A sign on the campus of Massachusetts Institute of Technology on July 08, 2020 in Cambridge, Massachusetts.
Introducing New Tamper-Proof ID Tag
Unlike traditional RFID tags, which are known for their size, cost, and susceptibility to counterfeiting, MIT stated in its press release that this innovative cryptographic chip utilizes terahertz waves for enhanced security and affordability.
Significantly smaller and more cost-effective than RFID tags, the new ID tag boasts improved security measures. It leverages the distinct pattern of metal particles within the adhesive, effectively serving as a unique fingerprint.
This feature enables the authentication system to detect any tampering attempts, such as removing and reattaching the tag to a counterfeit item.
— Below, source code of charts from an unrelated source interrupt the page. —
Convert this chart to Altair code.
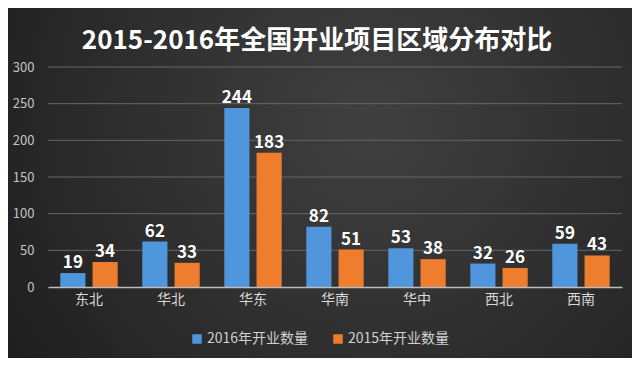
import altair as alt
import pandas as pd

categories = ["东北", "华北", "华东", "华南", "华中", "西北", "西南"]
series = ["2016年开业数量", "2015年开业数量"]
v2016 = [19, 62, 244, 82, 53, 32, 59]
v2015 = [34, 33, 183, 51, 38, 26, 43]
y_ticks = [0, 50, 100, 150, 200, 250, 300]
colors = ["#5096dc", "#ee7d2e"]
title = "2015-2016年全国开业项目区域分布对比"

rows = []
for c, a, b in zip(categories, v2016, v2015):
    rows.append({"region": c, "series": series[0], "value": a})
    rows.append({"region": c, "series": series[1], "value": b})
df = pd.DataFrame(rows)

W, H = 574, 220
PL, PT = 40, 59
PR = 624 - PL - W
PB = 350 - PT - H

FONT = "Noto Sans CJK SC"

bg = alt.Chart(pd.DataFrame({"a": [0]})).mark_rect(
    fill=alt.Gradient(
        gradient="radial",
        stops=[alt.GradientStop(color="#404040", offset=0),
               alt.GradientStop(color="#2d2d2d", offset=0.55),
               alt.GradientStop(color="#1b1b1b", offset=1)],
        x1=0.58, y1=0.4, r1=0, x2=0.58, y2=0.4, r2=0.75,
    )
).encode(
    x=alt.value(-PL), x2=alt.value(W + PR),
    y=alt.value(-PT), y2=alt.value(H + PB),
)

yscale = alt.Scale(domain=[0, 300])
yaxis = alt.Axis(values=y_ticks, labelOverlap=False,
                 labelColor="#c4c4c4", labelFontSize=13, labelFont=FONT,
                 labelPadding=14, ticks=False, domain=False,
                 grid=False, zindex=1)

grid = alt.Chart(pd.DataFrame({"value": y_ticks[1:]})).mark_rule(
    color="#666666", strokeWidth=1
).encode(y=alt.Y("value:Q", title=None, scale=yscale, axis=yaxis))

x = alt.X("region:N", sort=categories, title=None,
          scale=alt.Scale(paddingInner=0.3, paddingOuter=0.15),
          axis=alt.Axis(labelAngle=0, labelColor="#d8d8d8", labelFontSize=14,
                        labelFont=FONT, labelPadding=5, ticks=False,
                        domainColor="#bdbdbd", domainWidth=1.5, grid=False,
                        zindex=1))
xo = alt.XOffset("series:N", sort=series,
                 scale=alt.Scale(paddingInner=0.22, paddingOuter=0))
y = alt.Y("value:Q", title=None, scale=yscale, axis=yaxis)

bars = alt.Chart(df).mark_bar().encode(
    x=x, xOffset=xo, y=y,
    color=alt.Color("series:N", sort=series,
                    scale=alt.Scale(domain=series, range=colors),
                    legend=alt.Legend(title=None, orient="none", direction="horizontal",
                                      legendX=142, legendY=265,
                                      symbolType="square", symbolSize=90,
                                      symbolStrokeWidth=0,
                                      labelColor="#d0d0d0", labelFontSize=14,
                                      labelFont=FONT, columnPadding=22,
                                      labelOffset=3, zindex=1)),
)

labels = alt.Chart(df).mark_text(
    dy=-10, color="white", fontSize=17, fontWeight="bold", font=FONT
).encode(
    x=alt.X("region:N", sort=categories), xOffset=alt.XOffset("series:N", sort=series),
    y=alt.Y("value:Q", scale=yscale, axis=yaxis), text="value:Q",
)

chart = alt.layer(bg, grid, bars, labels).properties(
    width=W, height=H,
    autosize=alt.AutoSizeParams(type="none"),
    padding={"left": PL, "top": PT, "right": PR, "bottom": PB},
    background="#262626",
    title=alt.TitleParams(title, anchor="middle", color="white", fontSize=26,
                          font=FONT, fontWeight="bold", offset=0, dx=-18, dy=46,
                          zindex=1),
).configure_view(stroke=None)

chart.save("out.html", embed_options={"renderer": "svg", "actions": False})
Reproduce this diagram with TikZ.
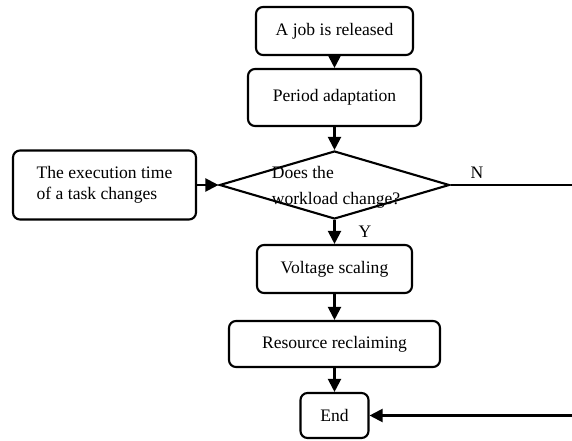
\documentclass[tikz,border=0pt]{standalone}
\usepackage{fontspec}
\setmainfont{Liberation Serif}
\usetikzlibrary{shapes.geometric,arrows.meta}

\begin{document}
\begin{tikzpicture}[
  font=\fontsize{10}{12}\selectfont,
  stepbox/.style={draw, line width=1.2pt, rounded corners=4pt, align=center, inner sep=0pt},
  arr/.style={-{Triangle[length=7.5pt,width=7.5pt]}, line width=1.2pt}]
\useasboundingbox (0,0) rectangle (11.44,8.8);

\node[stepbox, minimum width=3.14cm, minimum height=0.96cm] (job) at (6.69,8.18) {A job is released};
\node[stepbox, minimum width=3.46cm, minimum height=1.14cm] (period) at (6.69,6.85) {Period adaptation};
\node[draw, diamond, line width=1.2pt, minimum width=4.6cm, minimum height=1.36cm, inner sep=0pt] (dec) at (6.69,5.1) {};
\node[align=left, font=\fontsize{10}{15}\selectfont] (dectext) at (6.72,5.06) {Does the\\workload change?};
\node[stepbox, align=left, minimum width=3.66cm, minimum height=1.38cm] (exec) at (2.09,5.1) {The execution time\\of a task changes};
\node[stepbox, minimum width=3.1cm, minimum height=0.96cm] (volt) at (6.69,3.42) {Voltage scaling};
\node[stepbox, minimum width=4.22cm, minimum height=0.92cm] (res) at (6.69,1.92) {Resource reclaiming};
\node[stepbox, minimum width=1.36cm, minimum height=0.9cm] (end) at (6.69,0.49) {End};

\node (ylab) at (7.3,4.16) {Y};
\node (nlab) at (9.54,5.34) {N};
\coordinate (nout) at (11.44,5.1);
\coordinate (back) at (11.44,0.49);

\draw[arr] (job) -- (period);
\draw[arr] (period) -- (dec.north);
\draw[arr] (exec.east) -- (dec.west);
\draw[arr] (dec.south) -- (volt);
\draw[arr] (volt) -- (res);
\draw[arr] (res) -- (end);
\draw[line width=1.2pt] (dec.east) -- (nout);
\draw[arr] (back) -- (end.east);
\end{tikzpicture}
\end{document}
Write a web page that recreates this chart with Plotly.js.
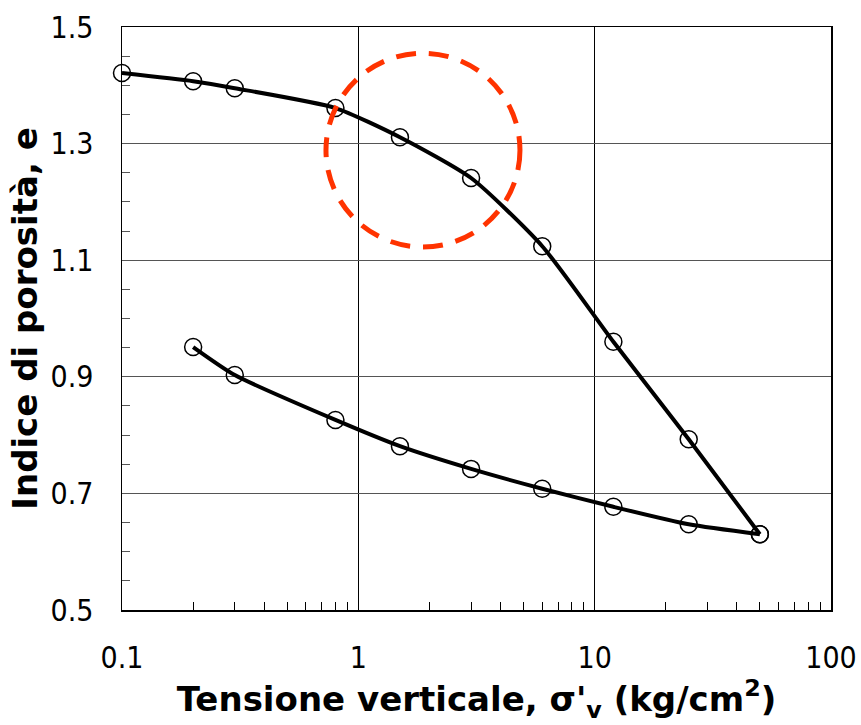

Although initially invented by MIT researchers several years ago, the previous iteration of the tag shared the same vulnerability as RFID tags. However, engineers have successfully addressed this flaw by incorporating an anti-tampering feature, capitalizing on the properties of terahertz waves.
This advancement marks a significant leap forward in authentication technology, promising both heightened security and cost-effectiveness.
Terahertz waves, situated between microwaves and infrared light, offer advantages over traditional radio waves: higher bandwidth, improved resolution, and lower power consumption. They also penetrate materials like clothing and plastic.
The new tag uses tiny slots to allow terahertz waves to reach the adhesive layer. This layer contains microscopic metal particles that reflect the waves randomly, creating a unique pattern.
The tag deciphers this pattern into a digital code, forming a distinct fingerprint for the item, which is then compared to a database for authentication.
Testing Effectivity
To confirm the tag's effectiveness, engineers created a compact, light-powered chip and developed a machine-learning model to identify similar adhesive patterns with 99% accuracy.
When it was time to test the antitampering tag, Lee encountered a significant challenge: acquiring precise measurements to determine the similarity between two glue patterns proved to be extremely difficult and time-consuming.
Seeking a solution, Lee enlisted the help of a colleague from the MIT Computer Science and Artificial Intelligence Laboratory (CSAIL).
Together, they addressed the issue by harnessing the power of artificial intelligence (AI). Through rigorous training, they developed a machine-learning model capable of accurately comparing glue patterns, achieving a remarkable accuracy rate exceeding 99%.
Despite the success of their approach, Interesting Engineering reported that Lee acknowledges a limitation: the demonstration relied on a limited data sample.
However, he remains optimistic, noting the potential for improvement with the deployment of a larger number of tags in supply chains, which would provide ample data for refining the neural network.
Moreover, the authentication system faces constraints due to the characteristics of terahertz waves. These waves experience high levels of loss during transmission, necessitating a short distance of approximately 4 centimeters between the sensor and tag for accurate readings.
While suitable for applications like barcode scanning, this proximity poses challenges for other potential uses, such as automated highway toll booths. Additionally, the angle between the sensor and tag must be less than 10 degrees to prevent degradation of the terahertz signal.